Calculating Your Break-Even Point
The foundation of any profitable loyalty scheme lies in understanding your break-even mathematics. Start with these key metrics:
Average transaction value across all customers (not just loyalty members) Gross margin percentage on your typical loyalty reward Baseline visit frequency before the loyalty programme launched Target redemption rate based on your scheme structure
For a traditional "buy 9, get 1 free" stamp card offering a £3.50 flat white, you're providing an 11% discount across those ten visits. If your gross margin on coffee is 75%, that free drink costs you £2.63 in direct costs. But the real question is: would those nine paying visits have happened anyway?
The Frequency Fallacy
Many café owners assume loyalty programmes automatically increase visit frequency, but British consumer behaviour research suggests otherwise. A 2023 study by the UK Coffee Association found that 68% of loyalty programme members were already regular customers before joining—meaning you're often rewarding existing behaviour rather than creating new habits.
This is where smart programme design makes the difference. Rather than defaulting to the standard "10th coffee free" model, consider structures that genuinely incentive incremental behaviour:
Tiered spending rewards that encourage larger transactions Time-sensitive bonuses during typically quiet periods Category-specific incentives that promote higher-margin items like pastries or specialty drinks
Learning from the Success Stories
The Grind Coffee Company in Manchester redesigned their loyalty approach after discovering their original stamp card was cannibalising full-price sales. Instead of offering free drinks, they shifted to a points-based system where customers earn credits toward premium experiences: coffee cupping sessions, barista workshops, or exclusive access to limited-edition beans.
"We realised our most loyal customers weren't just buying coffee—they were buying into the culture," explains owner Tom Richards. "Now our loyalty programme strengthens that connection while maintaining our margins."
Similarly, Bean There Coffee in Edinburgh introduced a "loyalty multiplier" system during off-peak hours. Standard purchases earn one point, but transactions between 2-5 PM earn double points, effectively shifting demand to previously quiet periods without devaluing peak-time sales.
Building Your Financial Framework
Before launching any loyalty scheme, establish these financial guardrails:
Set a maximum programme cost as a percentage of monthly revenue (typically 3-5% for healthy programmes) Calculate the minimum spend increase required to justify each reward Monitor redemption patterns monthly and adjust programme terms accordingly Track customer lifetime value for loyalty members versus non-members
The Digital Advantage (When Done Right)
While traditional stamp cards remain popular, digital loyalty platforms offer superior data collection and programme flexibility. However, the monthly costs can quickly spiral if you're not strategic about provider selection.
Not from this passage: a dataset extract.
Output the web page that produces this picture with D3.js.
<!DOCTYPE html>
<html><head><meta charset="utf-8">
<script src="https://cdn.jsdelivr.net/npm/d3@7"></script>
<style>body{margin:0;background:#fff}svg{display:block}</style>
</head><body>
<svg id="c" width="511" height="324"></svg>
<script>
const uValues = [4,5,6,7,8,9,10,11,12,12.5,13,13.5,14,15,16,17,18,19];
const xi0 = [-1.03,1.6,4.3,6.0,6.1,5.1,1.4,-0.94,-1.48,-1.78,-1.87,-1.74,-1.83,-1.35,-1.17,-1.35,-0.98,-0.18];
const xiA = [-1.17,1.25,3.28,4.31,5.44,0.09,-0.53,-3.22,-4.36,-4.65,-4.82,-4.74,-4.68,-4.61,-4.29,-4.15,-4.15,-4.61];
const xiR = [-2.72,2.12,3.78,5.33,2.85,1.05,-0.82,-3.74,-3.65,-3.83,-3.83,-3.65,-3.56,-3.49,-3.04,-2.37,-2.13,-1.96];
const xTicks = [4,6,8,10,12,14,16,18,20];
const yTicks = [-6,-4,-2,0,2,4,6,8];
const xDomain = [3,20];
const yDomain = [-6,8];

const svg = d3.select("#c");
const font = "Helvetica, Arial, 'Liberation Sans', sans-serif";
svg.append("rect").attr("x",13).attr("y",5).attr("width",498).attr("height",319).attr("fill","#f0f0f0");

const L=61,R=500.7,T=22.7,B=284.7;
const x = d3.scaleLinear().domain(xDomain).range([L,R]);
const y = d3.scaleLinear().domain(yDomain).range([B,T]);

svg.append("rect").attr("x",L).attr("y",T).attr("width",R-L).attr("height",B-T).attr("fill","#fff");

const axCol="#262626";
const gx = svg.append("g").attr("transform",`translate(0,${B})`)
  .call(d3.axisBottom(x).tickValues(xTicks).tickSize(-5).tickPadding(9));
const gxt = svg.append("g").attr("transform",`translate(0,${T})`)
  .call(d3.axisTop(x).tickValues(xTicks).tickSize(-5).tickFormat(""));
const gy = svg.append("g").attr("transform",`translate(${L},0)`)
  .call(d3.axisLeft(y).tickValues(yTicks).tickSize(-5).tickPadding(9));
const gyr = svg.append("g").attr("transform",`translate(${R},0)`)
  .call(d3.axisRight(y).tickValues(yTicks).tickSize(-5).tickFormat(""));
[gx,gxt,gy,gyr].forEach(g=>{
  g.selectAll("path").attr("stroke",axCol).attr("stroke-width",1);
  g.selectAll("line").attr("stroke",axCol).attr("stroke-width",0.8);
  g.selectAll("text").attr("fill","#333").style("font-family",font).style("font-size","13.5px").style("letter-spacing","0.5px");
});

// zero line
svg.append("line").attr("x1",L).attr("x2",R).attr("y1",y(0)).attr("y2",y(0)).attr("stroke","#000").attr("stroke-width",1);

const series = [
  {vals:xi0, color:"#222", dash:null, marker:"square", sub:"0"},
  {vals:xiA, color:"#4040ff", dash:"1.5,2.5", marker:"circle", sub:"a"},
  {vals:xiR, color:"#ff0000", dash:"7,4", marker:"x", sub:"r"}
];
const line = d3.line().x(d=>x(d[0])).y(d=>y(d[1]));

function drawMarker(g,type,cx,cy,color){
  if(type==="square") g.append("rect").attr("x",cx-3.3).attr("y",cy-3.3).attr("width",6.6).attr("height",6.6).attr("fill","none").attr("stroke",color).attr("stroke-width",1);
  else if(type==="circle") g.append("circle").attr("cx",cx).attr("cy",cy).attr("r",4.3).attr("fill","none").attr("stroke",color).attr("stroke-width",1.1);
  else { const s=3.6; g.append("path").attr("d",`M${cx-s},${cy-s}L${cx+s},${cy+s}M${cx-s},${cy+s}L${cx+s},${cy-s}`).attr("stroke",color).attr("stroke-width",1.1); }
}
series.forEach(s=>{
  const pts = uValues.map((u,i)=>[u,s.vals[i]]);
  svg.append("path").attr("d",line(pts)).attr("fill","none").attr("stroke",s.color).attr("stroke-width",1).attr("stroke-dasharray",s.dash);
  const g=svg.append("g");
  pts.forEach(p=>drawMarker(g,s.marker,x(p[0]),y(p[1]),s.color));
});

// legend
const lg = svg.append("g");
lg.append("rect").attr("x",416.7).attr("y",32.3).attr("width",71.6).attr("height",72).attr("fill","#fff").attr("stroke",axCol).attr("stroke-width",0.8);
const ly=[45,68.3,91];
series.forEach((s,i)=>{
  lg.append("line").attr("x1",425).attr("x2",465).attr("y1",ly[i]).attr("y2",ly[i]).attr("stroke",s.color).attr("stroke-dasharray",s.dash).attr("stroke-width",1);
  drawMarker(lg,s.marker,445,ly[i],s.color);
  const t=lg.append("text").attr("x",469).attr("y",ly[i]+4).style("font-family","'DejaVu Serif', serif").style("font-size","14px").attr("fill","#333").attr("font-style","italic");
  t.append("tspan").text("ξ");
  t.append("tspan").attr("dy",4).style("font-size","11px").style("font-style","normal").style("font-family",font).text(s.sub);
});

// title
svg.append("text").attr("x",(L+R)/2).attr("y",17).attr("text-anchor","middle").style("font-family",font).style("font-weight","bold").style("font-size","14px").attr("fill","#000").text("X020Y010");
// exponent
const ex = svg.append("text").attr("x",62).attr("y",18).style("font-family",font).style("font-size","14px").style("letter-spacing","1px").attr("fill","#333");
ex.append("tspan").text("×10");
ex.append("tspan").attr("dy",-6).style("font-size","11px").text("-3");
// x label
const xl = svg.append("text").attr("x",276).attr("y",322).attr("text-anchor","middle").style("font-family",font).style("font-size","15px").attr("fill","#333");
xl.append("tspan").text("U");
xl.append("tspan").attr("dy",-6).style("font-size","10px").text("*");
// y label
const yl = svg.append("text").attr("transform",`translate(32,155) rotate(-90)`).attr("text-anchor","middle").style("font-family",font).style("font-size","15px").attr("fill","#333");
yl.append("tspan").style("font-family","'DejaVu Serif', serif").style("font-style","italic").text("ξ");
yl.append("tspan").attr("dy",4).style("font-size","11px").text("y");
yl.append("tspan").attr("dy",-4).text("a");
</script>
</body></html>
Look for platforms that charge based on active users rather than flat monthly fees, and prioritise providers offering detailed analytics over flashy features. The goal is understanding customer behaviour, not impressing them with unnecessary app functionality.
Making the Hard Decisions
Sometimes the most profitable loyalty programme is no loyalty programme at all. If your current scheme isn't generating measurable increases in customer lifetime value or visit frequency, consider redirecting that investment toward improving product quality, staff training, or atmosphere enhancement.
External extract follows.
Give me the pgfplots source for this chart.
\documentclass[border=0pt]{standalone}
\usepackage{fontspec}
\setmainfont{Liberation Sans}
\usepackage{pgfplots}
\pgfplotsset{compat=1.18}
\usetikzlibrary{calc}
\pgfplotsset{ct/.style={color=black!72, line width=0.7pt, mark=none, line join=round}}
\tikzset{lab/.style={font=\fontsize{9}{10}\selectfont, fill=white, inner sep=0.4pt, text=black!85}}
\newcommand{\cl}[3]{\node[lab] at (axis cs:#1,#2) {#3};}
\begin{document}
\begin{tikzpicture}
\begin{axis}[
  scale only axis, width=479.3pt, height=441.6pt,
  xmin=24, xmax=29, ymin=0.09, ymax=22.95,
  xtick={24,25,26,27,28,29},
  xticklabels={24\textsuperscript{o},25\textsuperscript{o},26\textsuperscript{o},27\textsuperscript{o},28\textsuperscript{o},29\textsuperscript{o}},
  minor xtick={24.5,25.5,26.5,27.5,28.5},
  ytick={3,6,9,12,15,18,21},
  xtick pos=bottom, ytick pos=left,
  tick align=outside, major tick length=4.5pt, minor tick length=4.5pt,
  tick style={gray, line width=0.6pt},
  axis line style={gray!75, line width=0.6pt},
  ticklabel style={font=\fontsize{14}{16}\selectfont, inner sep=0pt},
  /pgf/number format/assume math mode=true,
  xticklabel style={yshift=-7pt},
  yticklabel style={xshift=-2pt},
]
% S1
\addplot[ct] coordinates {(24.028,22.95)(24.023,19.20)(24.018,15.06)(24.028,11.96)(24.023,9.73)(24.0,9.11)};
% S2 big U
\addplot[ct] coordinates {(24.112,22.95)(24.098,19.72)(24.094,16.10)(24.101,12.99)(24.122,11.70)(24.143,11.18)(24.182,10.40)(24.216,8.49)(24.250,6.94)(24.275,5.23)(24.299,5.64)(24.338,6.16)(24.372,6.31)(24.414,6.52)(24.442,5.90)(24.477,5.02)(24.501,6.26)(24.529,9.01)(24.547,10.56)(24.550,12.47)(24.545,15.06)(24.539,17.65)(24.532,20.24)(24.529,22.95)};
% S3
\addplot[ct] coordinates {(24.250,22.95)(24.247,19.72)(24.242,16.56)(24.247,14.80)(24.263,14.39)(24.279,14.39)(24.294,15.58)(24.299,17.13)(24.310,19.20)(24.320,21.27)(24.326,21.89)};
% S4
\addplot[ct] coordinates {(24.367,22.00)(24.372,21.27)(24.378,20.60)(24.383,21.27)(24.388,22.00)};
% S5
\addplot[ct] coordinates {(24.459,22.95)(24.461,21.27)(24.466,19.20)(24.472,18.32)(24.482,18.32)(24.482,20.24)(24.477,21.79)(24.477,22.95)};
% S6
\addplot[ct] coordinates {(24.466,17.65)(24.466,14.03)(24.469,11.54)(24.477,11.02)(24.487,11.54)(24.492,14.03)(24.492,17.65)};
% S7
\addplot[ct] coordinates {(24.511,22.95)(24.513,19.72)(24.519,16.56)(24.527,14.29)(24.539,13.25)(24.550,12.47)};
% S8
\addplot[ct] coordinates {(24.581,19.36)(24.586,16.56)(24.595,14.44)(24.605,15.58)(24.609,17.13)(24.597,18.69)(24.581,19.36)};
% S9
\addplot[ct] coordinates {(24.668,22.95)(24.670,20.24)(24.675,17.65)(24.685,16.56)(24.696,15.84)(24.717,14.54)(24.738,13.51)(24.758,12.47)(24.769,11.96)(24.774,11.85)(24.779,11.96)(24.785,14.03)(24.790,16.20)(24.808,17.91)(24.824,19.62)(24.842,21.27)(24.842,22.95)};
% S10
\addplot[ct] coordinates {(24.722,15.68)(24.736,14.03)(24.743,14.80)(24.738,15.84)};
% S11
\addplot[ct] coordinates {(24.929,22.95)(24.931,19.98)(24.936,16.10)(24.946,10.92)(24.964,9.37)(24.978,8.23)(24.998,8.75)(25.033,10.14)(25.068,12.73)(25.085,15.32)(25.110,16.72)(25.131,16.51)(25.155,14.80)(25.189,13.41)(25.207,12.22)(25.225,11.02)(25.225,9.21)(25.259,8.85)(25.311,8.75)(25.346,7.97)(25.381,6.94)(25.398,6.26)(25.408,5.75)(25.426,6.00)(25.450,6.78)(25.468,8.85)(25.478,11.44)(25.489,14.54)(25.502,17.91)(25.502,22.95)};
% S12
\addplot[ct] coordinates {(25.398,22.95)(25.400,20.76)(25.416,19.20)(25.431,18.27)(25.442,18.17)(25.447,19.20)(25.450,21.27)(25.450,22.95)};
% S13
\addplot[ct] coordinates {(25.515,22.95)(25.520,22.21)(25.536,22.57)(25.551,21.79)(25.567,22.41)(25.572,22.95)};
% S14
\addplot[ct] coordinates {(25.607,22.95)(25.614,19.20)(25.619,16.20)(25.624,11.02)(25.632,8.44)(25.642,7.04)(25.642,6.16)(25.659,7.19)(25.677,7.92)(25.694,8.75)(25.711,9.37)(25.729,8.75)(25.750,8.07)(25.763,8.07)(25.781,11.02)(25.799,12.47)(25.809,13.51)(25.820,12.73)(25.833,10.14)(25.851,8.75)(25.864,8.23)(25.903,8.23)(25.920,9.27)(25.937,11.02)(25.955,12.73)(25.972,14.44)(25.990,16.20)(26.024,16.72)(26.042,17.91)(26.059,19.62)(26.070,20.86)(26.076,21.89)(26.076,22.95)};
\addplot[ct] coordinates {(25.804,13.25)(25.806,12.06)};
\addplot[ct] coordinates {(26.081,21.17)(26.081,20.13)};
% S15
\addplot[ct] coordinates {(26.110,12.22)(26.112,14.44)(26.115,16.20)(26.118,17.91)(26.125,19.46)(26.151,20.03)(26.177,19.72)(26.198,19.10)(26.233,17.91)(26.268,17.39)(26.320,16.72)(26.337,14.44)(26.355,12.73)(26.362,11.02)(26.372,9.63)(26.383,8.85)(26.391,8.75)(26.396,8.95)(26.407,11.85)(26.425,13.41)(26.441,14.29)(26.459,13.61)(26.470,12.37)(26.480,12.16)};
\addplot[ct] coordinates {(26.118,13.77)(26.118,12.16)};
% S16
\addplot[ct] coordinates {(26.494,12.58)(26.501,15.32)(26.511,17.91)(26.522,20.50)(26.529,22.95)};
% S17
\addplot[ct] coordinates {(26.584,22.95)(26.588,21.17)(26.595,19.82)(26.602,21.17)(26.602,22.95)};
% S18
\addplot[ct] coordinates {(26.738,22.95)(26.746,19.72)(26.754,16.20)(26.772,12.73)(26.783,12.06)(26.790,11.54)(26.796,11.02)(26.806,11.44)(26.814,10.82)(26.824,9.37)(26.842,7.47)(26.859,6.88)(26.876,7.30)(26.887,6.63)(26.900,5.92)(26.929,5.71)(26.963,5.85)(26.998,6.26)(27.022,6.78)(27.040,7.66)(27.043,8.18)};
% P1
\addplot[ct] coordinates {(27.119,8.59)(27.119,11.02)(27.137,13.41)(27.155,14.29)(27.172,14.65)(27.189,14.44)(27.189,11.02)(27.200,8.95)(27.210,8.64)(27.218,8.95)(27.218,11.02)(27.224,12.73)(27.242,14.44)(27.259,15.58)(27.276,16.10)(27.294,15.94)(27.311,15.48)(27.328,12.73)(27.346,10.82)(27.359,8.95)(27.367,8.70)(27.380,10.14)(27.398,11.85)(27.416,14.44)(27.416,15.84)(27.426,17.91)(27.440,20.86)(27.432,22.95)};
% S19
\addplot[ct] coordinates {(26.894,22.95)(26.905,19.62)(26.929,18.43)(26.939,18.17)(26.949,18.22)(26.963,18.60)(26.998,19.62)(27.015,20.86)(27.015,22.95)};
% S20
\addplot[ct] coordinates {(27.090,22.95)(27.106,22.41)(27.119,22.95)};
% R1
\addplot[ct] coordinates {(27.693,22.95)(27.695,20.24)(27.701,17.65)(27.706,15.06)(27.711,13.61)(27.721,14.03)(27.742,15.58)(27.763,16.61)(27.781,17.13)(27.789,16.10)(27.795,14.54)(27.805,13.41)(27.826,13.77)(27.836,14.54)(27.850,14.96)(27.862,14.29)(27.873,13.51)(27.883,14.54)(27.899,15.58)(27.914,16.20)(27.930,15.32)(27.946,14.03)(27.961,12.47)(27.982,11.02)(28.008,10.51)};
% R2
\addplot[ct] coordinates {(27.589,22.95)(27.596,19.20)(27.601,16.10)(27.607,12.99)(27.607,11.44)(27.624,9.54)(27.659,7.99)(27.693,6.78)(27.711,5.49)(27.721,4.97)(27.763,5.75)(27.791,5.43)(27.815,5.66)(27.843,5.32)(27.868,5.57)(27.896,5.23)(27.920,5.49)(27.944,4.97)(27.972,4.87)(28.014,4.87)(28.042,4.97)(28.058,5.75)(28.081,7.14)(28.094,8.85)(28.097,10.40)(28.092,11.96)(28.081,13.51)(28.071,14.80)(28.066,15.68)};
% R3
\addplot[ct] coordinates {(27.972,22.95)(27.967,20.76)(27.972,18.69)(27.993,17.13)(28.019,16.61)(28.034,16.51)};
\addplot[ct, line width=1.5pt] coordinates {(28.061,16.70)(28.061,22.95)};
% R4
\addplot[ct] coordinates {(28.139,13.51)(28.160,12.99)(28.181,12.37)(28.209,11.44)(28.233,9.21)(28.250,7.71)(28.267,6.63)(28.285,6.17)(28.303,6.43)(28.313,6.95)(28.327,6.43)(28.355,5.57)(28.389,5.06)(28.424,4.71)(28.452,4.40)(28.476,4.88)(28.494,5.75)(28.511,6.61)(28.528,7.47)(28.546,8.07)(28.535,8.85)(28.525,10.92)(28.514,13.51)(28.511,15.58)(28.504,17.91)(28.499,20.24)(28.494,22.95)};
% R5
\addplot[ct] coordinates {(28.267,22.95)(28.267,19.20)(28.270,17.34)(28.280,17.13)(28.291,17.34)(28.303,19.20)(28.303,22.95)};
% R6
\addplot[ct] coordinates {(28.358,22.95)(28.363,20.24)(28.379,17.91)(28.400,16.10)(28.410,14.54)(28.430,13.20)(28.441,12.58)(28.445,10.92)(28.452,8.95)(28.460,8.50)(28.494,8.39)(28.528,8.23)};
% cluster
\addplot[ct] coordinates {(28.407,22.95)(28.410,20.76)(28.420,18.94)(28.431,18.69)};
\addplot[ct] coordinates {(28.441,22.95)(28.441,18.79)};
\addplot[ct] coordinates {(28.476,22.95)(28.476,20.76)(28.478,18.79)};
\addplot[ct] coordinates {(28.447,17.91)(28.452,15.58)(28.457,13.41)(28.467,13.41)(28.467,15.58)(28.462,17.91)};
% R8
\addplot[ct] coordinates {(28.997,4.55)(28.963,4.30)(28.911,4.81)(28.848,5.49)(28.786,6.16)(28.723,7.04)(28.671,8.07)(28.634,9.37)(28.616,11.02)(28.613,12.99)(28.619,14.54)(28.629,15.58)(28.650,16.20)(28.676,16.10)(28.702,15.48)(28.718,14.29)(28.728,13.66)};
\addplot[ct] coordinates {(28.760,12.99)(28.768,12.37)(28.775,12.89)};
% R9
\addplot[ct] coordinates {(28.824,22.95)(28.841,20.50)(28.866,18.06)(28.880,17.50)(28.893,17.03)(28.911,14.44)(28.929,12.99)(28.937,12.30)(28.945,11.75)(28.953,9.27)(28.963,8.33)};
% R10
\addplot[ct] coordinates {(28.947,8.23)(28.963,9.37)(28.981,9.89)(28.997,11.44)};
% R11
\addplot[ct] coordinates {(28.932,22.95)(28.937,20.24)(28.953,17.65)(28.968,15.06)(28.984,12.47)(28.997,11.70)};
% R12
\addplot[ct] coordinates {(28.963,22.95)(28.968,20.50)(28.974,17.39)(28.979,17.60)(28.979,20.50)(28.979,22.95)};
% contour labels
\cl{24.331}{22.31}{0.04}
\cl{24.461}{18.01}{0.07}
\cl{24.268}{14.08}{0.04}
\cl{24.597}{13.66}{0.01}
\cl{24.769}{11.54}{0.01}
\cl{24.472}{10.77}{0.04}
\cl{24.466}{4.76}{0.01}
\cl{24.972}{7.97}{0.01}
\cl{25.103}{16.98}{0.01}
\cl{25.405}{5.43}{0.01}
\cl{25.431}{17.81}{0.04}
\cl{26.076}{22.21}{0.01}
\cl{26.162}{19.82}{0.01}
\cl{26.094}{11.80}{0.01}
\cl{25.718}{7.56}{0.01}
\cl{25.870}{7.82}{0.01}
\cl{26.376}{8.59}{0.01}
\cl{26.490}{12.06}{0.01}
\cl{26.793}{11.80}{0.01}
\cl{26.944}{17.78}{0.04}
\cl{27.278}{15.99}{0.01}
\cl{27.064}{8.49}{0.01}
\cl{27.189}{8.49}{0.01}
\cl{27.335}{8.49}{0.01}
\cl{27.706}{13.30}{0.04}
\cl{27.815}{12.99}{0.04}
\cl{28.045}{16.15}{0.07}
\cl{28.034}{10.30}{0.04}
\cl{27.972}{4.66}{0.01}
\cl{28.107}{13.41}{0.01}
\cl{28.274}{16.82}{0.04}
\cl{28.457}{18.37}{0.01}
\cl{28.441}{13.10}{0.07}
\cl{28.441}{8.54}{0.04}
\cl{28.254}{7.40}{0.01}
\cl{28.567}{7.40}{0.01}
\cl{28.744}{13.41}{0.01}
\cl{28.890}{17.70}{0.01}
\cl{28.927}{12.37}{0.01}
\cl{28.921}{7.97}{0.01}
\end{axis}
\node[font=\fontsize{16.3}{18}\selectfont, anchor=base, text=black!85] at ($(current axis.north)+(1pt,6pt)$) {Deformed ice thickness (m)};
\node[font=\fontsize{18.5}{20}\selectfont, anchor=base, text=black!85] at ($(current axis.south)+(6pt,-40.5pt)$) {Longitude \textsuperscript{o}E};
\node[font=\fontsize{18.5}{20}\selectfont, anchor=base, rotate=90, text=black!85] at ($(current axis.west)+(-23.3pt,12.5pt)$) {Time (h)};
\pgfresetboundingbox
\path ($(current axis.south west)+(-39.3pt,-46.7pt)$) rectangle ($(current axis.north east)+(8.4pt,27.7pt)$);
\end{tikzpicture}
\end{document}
Remember: customer loyalty stems from consistently excellent experiences, not just discounted coffee. The most successful independent cafés across the UK build retention through quality and service first, using loyalty programmes as a complement rather than a crutch.
Your Action Plan
If you're currently running a loyalty programme, audit its financial performance this month. Calculate the true cost including administration, technology fees, and opportunity costs. Compare customer behaviour data from before and after programme launch.
For those considering a new scheme, start small with a simple structure you can monitor closely. Test different reward thresholds and track their impact on both customer behaviour and profitability.
The goal isn't just customer retention—it's profitable customer retention. Design your loyalty programme with that principle at its core, and you'll avoid the trap that catches too many well-intentioned café owners.